## What is needed
Repeat everything from the first line of the listing below through the line that contains "const avgAxisTop = 31.2;", exactly. Leave out pictures.

## Recorded information
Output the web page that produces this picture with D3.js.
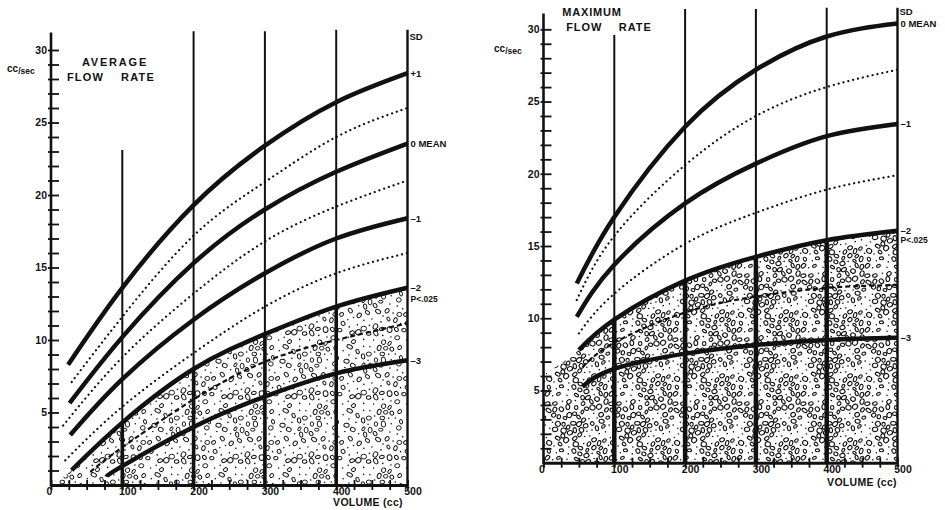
<!DOCTYPE html>
<html><head><meta charset="utf-8">
<script src="https://cdn.jsdelivr.net/npm/d3@7"></script>
<style>
html,body{margin:0;padding:0;background:#fff;}
svg text{font-family:"Liberation Sans",Arial,sans-serif;font-weight:bold;fill:#111;}
</style></head><body>
<svg id="chart" width="945" height="510"></svg>
<script>
// ---------- DATA ----------
const volumes = [100, 200, 300, 400, 500];
const xTickValues = d3.range(0, 501, 25);
const xTickLabels = [0, 100, 200, 300, 400, 500];
const yTickValues = d3.range(1, 31, 1);
const yTickLabels = [5, 10, 15, 20, 25, 30];

// Average flow rate (cc/sec); SD levels +1 ... -3
const avgSD = ["+1", "+0.5", "0", "-0.5", "-1", "-1.5", "-2", "-2.5", "-3"];
const avgStartVol  = [24, 29, 26, 17, 27, 20, 29, 55, 78];
const avgStartRate = [8.3, 7.1, 5.65, 4.1, 3.45, 1.7, 1.03, 0.9, 0.57];
const avgP1  = [13.6, 19.3, 23.4, 26.4, 28.4];
const avgP05 = [11.6, 17.2, 20.9, 24.0, 26.0];
const avgM0  = [10.2, 15.3, 19.0, 21.6, 23.55];
const avgN05 = [8.8, 13.2, 16.8, 19.2, 21.0];
const avgN1  = [7.3, 11.4, 14.6, 17.0, 18.4];
const avgN15 = [5.4, 9.1, 12.3, 14.6, 16.0];
const avgN2  = [4.3, 8.0, 10.4, 12.3, 13.6];
const avgN25 = [2.6, 5.9, 8.5, 10.0, 11.15];
const avgN3  = [1.3, 4.0, 6.1, 7.7, 8.6];
const avgShadeStart = [5, 0.3];
const avgGridTop = [23.1, 31.3, 31.3, 31.4, 31.4];
const avgAxisTop = 31.2;

// Maximum flow rate (cc/sec); SD levels 0 ... -3
const maxSD = ["0", "-0.5", "-1", "-1.5", "-2", "-2.5", "-3"];
const maxStartVol  = [47, 47, 47, 50, 50, 55, 55];
const maxStartRate = [12.4, 11.26, 10.1, 8.95, 7.8, 6.6, 5.26];
const maxM0  = [17.0, 23.25, 27.2, 29.5, 30.4];
const maxN05 = [15.7, 20.6, 24.0, 26.0, 27.2];
const maxN1  = [13.7, 17.95, 20.7, 22.6, 23.45];
const maxN15 = [11.7, 15.15, 17.3, 18.9, 19.9];
const maxN2  = [9.9, 12.6, 14.25, 15.4, 16.05];
const maxN25 = [8.3, 10.4, 11.5, 12.1, 12.3];
const maxN3  = [6.5, 7.55, 8.15, 8.5, 8.65];
const maxShadeStart = [0, 6.07];
const maxGridTop = [29.6, 31.4, 31.4, 31.5, 31.5];
const maxAxisTop = 31.1;

const avgSDLabels = [["+1", 28.4], ["0 MEAN", 23.55], ["\u20131", 18.4], ["\u20132", 13.6], ["\u20133", 8.6]];
const maxSDLabels = [["0 MEAN", 30.4], ["\u20131", 23.45], ["\u20132", 16.05], ["\u20133", 8.65]];

// ---------- DRAWING ----------
const svg = d3.select("#chart");
const defs = svg.append("defs");

function seeded(seed){ let s = seed >>> 0; return () => { s = (Math.imul(s, 1664525) + 1013904223) >>> 0; return s / 4294967296; }; }

function makeStipple(id, size, n, minD, sw, rMin, rMax, dotFrac, seed){
  const rnd = seeded(seed);
  const p = defs.append("pattern").attr("id", id).attr("patternUnits", "userSpaceOnUse")
    .attr("width", size).attr("height", size);
  p.append("rect").attr("width", size).attr("height", size).attr("fill", "#fff");
  const pts = [];
  let tries = 0;
  while (pts.length < n && tries < 20000){
    tries++;
    const x = rnd()*size, y = rnd()*size;
    const ok = pts.every(q => { let dx = Math.abs(q[0]-x), dy = Math.abs(q[1]-y); dx = Math.min(dx, size-dx); dy = Math.min(dy, size-dy); return dx*dx+dy*dy >= minD*minD; });
    if (ok) pts.push([x, y]);
  }
  pts.forEach(([x, y]) => {
    const isDot = rnd() < dotFrac;
    const rx = rMin + rnd()*(rMax-rMin), ry = rx*(0.6 + rnd()*0.35), rot = rnd()*180;
    for (const ox of [-size, 0, size]) for (const oy of [-size, 0, size]){
      const cx = x+ox, cy = y+oy;
      if (cx < -6 || cx > size+6 || cy < -6 || cy > size+6) continue;
      if (isDot){
        p.append("circle").attr("cx", cx).attr("cy", cy).attr("r", 0.8).attr("fill", "#111");
      } else {
        p.append("ellipse").attr("cx", cx).attr("cy", cy).attr("rx", rx).attr("ry", ry)
          .attr("transform", `rotate(${rot} ${cx} ${cy})`)
          .attr("fill", "none").attr("stroke", "#111").attr("stroke-width", sw);
      }
    }
  });
}
makeStipple("stipA", 64, 85, 6.0, 0.95, 2.0, 3.0, 0.4, 7);
makeStipple("stipM", 64, 110, 5.2, 1.1, 1.9, 2.8, 0.3, 11);

function drawPanel(cfg){
  const g = svg.append("g");
  const x = cfg.x, y = cfg.y;
  const curves = cfg.curves.map((vals, i) => ({
    sd: cfg.sd[i],
    pts: [[cfg.startVol[i], cfg.startRate[i]]].concat(volumes.map((v, j) => [v, vals[j]]))
  }));
  const line = d3.line().x(d => x(d[0])).y(d => y(d[1])).curve(d3.curveNatural);

  // stippled region (below -2 SD)
  const n2 = curves.find(c => c.sd === "-2");
  const shadePts = [cfg.shadeStart].concat(n2.pts);
  g.append("path").datum(shadePts)
    .attr("d", d3.area().x(d => x(d[0])).y0(y(0)).y1(d => y(d[1])).curve(d3.curveNatural))
    .attr("fill", `url(#${cfg.pattern})`);

  // vertical grid lines
  volumes.forEach((v, i) => {
    g.append("line").attr("x1", x(v)).attr("x2", x(v)).attr("y1", y(0)).attr("y2", y(cfg.gridTop[i]))
      .attr("stroke", "#111").attr("stroke-width", i === 4 ? 2.4 : 2);
    if (i < 4){
      g.append("line").attr("x1", x(v)).attr("x2", x(v)).attr("y1", y(0)).attr("y2", y(n2.pts[i+1][1]))
        .attr("stroke", "#111").attr("stroke-width", cfg.thickGrid);
    }
  });

  // curves
  curves.forEach(c => {
    const v = +c.sd;
    const half = Math.abs(v*2) % 2 === 1;
    const p = g.append("path").datum(c.pts).attr("d", line).attr("fill", "none").attr("stroke", "#111");
    if (!half){
      p.attr("stroke-width", 4.5);
    } else if (v === -2.5){
      p.attr("stroke-width", 2.2).attr("stroke-dasharray", "5,3");
    } else {
      p.attr("stroke-width", 2.2).attr("stroke-dasharray", "0.1,4.9").attr("stroke-linecap", "round");
    }
  });

  // x axis
  const xAxis = d3.axisBottom(x).tickValues(xTickValues).tickSizeInner(5).tickSizeOuter(0).tickPadding(1)
    .tickFormat(d => xTickLabels.includes(d) ? d : "");
  const gx = g.append("g").attr("transform", `translate(0,${y(0)})`).call(xAxis);
  gx.select(".domain").attr("stroke-width", 3).attr("stroke", "#111");
  gx.selectAll(".tick line").attr("y1", -5).attr("stroke-width", 1.8).attr("stroke", "#111");
  gx.selectAll(".tick text").attr("font-size", 10.5).attr("y", 2.5).attr("dx", d => d === 0 ? -2 : 5)
    .attr("font-family", "Liberation Sans, Arial, sans-serif").attr("font-weight", "bold").attr("fill", "#111");

  // y axis
  const yAxis = d3.axisLeft(y).tickValues(yTickValues).tickSizeInner(-8).tickSizeOuter(0).tickPadding(4)
    .tickFormat(d => yTickLabels.includes(d) ? d : "");
  const gy = g.append("g").attr("transform", `translate(${x(0)},0)`).call(yAxis);
  gy.select(".domain").remove();
  gy.selectAll(".tick line").attr("x1", -3).attr("stroke-width", 1.8).attr("stroke", "#111");
  gy.selectAll(".tick text").attr("font-size", 10.5)
    .attr("font-family", "Liberation Sans, Arial, sans-serif").attr("font-weight", "bold").attr("fill", "#111");
  g.append("line").attr("x1", x(0)).attr("x2", x(0)).attr("y1", y(0)+1.5).attr("y2", y(cfg.axisTop))
    .attr("stroke", "#111").attr("stroke-width", 2.6);

  // SD labels on right
  const sdx = x(500) + 3;
  g.append("text").attr("x", sdx - 1).attr("y", y(cfg.sdTitleY)).attr("dy", "0.35em")
    .attr("font-size", 9.5).text("SD");
  cfg.sdLabels.forEach(([t, v]) => {
    g.append("text").attr("x", sdx).attr("y", y(v)).attr("dy", "0.35em").attr("font-size", 9.5).text(t);
    if (t === "\u20132"){
      g.append("text").attr("x", sdx).attr("y", y(v) + cfg.pOffset).attr("dy", "0.35em")
        .attr("font-size", 8.5).text("P<.025");
    }
  });

  // titles
  cfg.title.forEach(([t, cx, cy, ls]) => {
    g.append("text").attr("x", cx).attr("y", cy).attr("dy", "0.35em").attr("text-anchor", "middle")
      .attr("font-size", 11).attr("letter-spacing", ls).attr("xml:space", "preserve").style("white-space", "pre").text(t);
  });
  const u = g.append("text").attr("x", cfg.unit[0]).attr("y", cfg.unit[1]).attr("dy", "0.35em").attr("font-size", 10);
  u.append("tspan").text("cc");
  u.append("tspan").attr("font-size", 8.5).attr("dy", 2).text("/sec");

  g.append("text").attr("x", cfg.volLabel[0]).attr("y", cfg.volLabel[1]).attr("dy", "0.35em")
    .attr("text-anchor", "middle").attr("font-size", 10.5).attr("letter-spacing", 0.3).text("VOLUME (cc)");
}

drawPanel({
  x: d3.scaleLinear().domain([0, 500]).range([51, 407.5]),
  y: d3.scaleLinear().domain([0, 30]).range([485, 50]),
  sd: avgSD, startVol: avgStartVol, startRate: avgStartRate,
  curves: [avgP1, avgP05, avgM0, avgN05, avgN1, avgN15, avgN2, avgN25, avgN3],
  shadeStart: avgShadeStart, gridTop: avgGridTop, axisTop: avgAxisTop,
  pattern: "stipA", thickGrid: 3.6,
  sdLabels: avgSDLabels, sdTitleY: 30.9, pOffset: 11,
  title: [["AVERAGE", 115, 62, 1.8], ["FLOW    RATE", 111, 77, 1.2]],
  unit: [7, 68], volLabel: [368, 502]
});

drawPanel({
  x: d3.scaleLinear().domain([0, 500]).range([543.5, 897.5]),
  y: d3.scaleLinear().domain([0, 30]).range([462.7, 29.3]),
  sd: maxSD, startVol: maxStartVol, startRate: maxStartRate,
  curves: [maxM0, maxN05, maxN1, maxN15, maxN2, maxN25, maxN3],
  shadeStart: maxShadeStart, gridTop: maxGridTop, axisTop: maxAxisTop,
  pattern: "stipM", thickGrid: 4.5,
  sdLabels: maxSDLabels, sdTitleY: 31.2, pOffset: 9,
  title: [["MAXIMUM", 592, 12, 0.8], ["FLOW    RATE", 609, 27, 1.0]],
  unit: [494, 48], volLabel: [862, 482]
});
</script></body></html>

## The result
Output the web page that produces this picture with D3.js.
<!DOCTYPE html>
<html><head><meta charset="utf-8">
<script src="https://cdn.jsdelivr.net/npm/d3@7"></script>
<style>
html,body{margin:0;padding:0;background:#fff;}
svg text{font-family:"Liberation Sans",Arial,sans-serif;font-weight:bold;fill:#111;}
</style></head><body>
<svg id="chart" width="945" height="510"></svg>
<script>
// ---------- DATA ----------
const volumes = [100, 200, 300, 400, 500];
const xTickValues = d3.range(0, 501, 25);
const xTickLabels = [0, 100, 200, 300, 400, 500];
const yTickValues = d3.range(1, 31, 1);
const yTickLabels = [5, 10, 15, 20, 25, 30];

// Average flow rate (cc/sec); SD levels +1 ... -3
const avgSD = ["+1", "+0.5", "0", "-0.5", "-1", "-1.5", "-2", "-2.5", "-3"];
const avgStartVol  = [24, 29, 26, 17, 27, 20, 29, 55, 78];
const avgStartRate = [8.3, 7.1, 5.65, 4.1, 3.45, 1.7, 1.03, 0.9, 0.57];
const avgP1  = [13.6, 19.3, 23.4, 26.4, 28.4];
const avgP05 = [11.6, 17.2, 20.9, 24.0, 26.0];
const avgM0  = [10.2, 15.3, 19.0, 21.6, 23.55];
const avgN05 = [8.8, 13.2, 16.8, 19.2, 21.0];
const avgN1  = [7.3, 11.4, 14.6, 17.0, 18.4];
const avgN15 = [5.4, 9.1, 12.3, 14.6, 16.0];
const avgN2  = [4.3, 8.0, 10.4, 12.3, 13.6];
const avgN25 = [2.6, 5.9, 8.5, 10.0, 11.15];
const avgN3  = [1.3, 4.0, 6.1, 7.7, 8.6];
const avgShadeStart = [5, 0.3];
const avgGridTop = [23.1, 31.3, 31.3, 31.4, 31.4];
const avgAxisTop = 31.2;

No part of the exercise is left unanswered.